= Govindpur, Bihar =

Village in Bihar, India

Govindpur (also spelled Gobindpur) is a village and block headquarters in the Nawada district of Bihar, India. Located on the Sakri river, it is about 22 kilometers east of Nawada.

In 2005, the panchayat of Govindpur elected Pranita Gupta as the village's first sarpanch.

==Etymology==

The name Govindpur is inspired by the name Govind (meaning Krishna).

In this block, Vishunpur village is the largest village in both area and population. It is surrounded by mountains that are the sources of many springs. Adjacent to this reservoir, there is a temple at the top of the mountain.

In this block, Dera village is the smallest village in both area and population. Dera comes under Madhopur panchayat. Earlier the village was called "Pirbigha", but it eventually became known as "Dera". Dera is surrounded by mountains from all sides. People who live here are mainly dependent on farming and government services.

The village-like Sarkanda is situated on the border of Bihar and Jharkhand. On the other side of the border is the village Kaniken. There is a high school, a post office, and a primary school.

The population is about 3,000 with many castes represented, including Yadav, Koiri, Pandit, Thathera, Sonar, Rajbanshi, Muslims, Bhumihar, Dusadh, Teli, Mushar, Mochi, Carpenter, Kahar, and Dhobi people. The land is fertile. Most of the population works in farming, while others work for the government.

There are two sub-inspectors of the Bihar Police in this village. There are enough teachers in higher secondary school and middle school for classes to run regularly.

==Sakri River==
The Sakri River floods during the rainy season.

Delhua is a part of the Govindpur block. Govindpur is the main market in this village. It is 3 km from Delhua and it is situated on the other side of the Sakri River.
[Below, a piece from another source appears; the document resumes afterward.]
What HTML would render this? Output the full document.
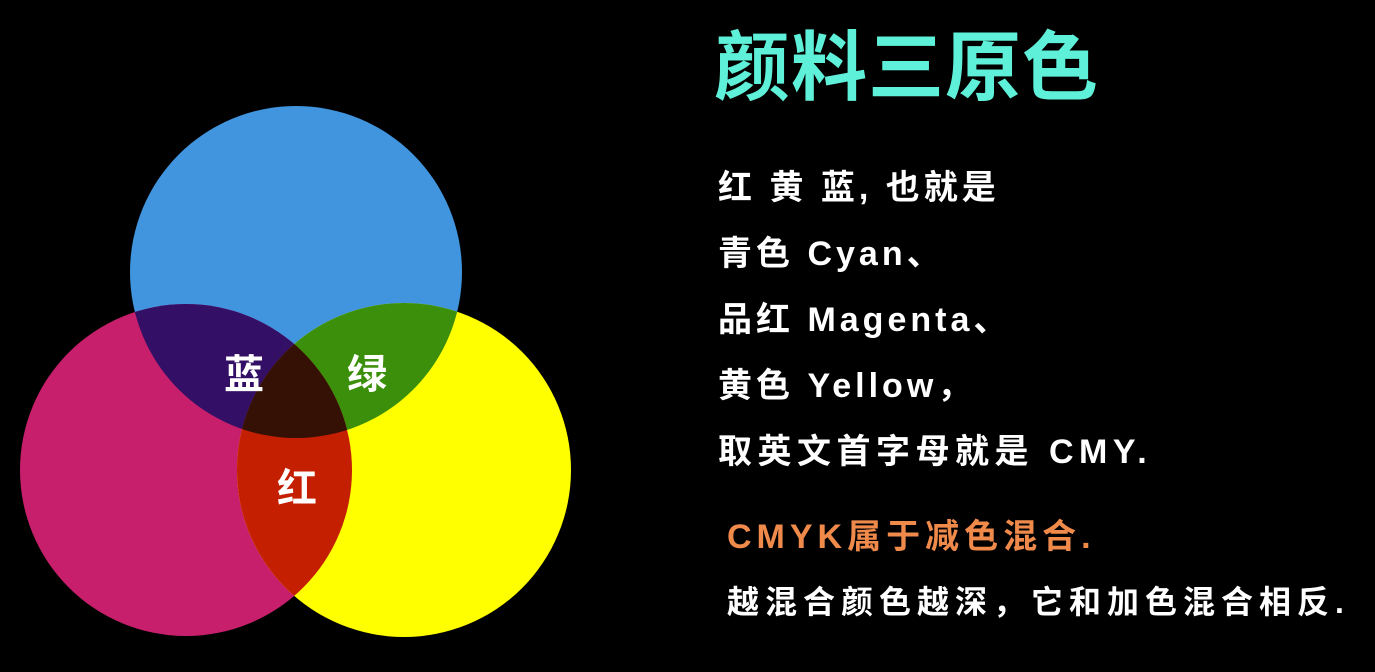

Throughout most of the year villagers go there for marketing. But in the rainy season, they face a lot of problems because in the rainy season the river is too high to cross. This results in the post office and police station being completely disconnected from the village.

This village is also affected by Naxalites. In the rainy season, there is a higher level of Naxalite activity because the police cannot reach the village. There is also a dam 1 km from a village near the Pipra village.

== Geography ==
Govindpur has an average elevation of 80 metres (262 feet).

Kakolat Fall is a waterfall 8 km away from Govindpur.

== Crops ==
Dhan, gehun, maka, chana, mungfali, gana, masoor and sarson are the main crops grown in Govindpur.

== Religion ==
Govindpur contains four Hindu temples: Hanuman Mandir, Gayatri Mandir, Durga Mandir, Madaf, and a shiv mandir. Every year during Dussehra, a fair is held.

== Muril Pahad Forest ==
The Muril Pahad Forest contains several types of snake: krait, gehuan, dhaman and harhor.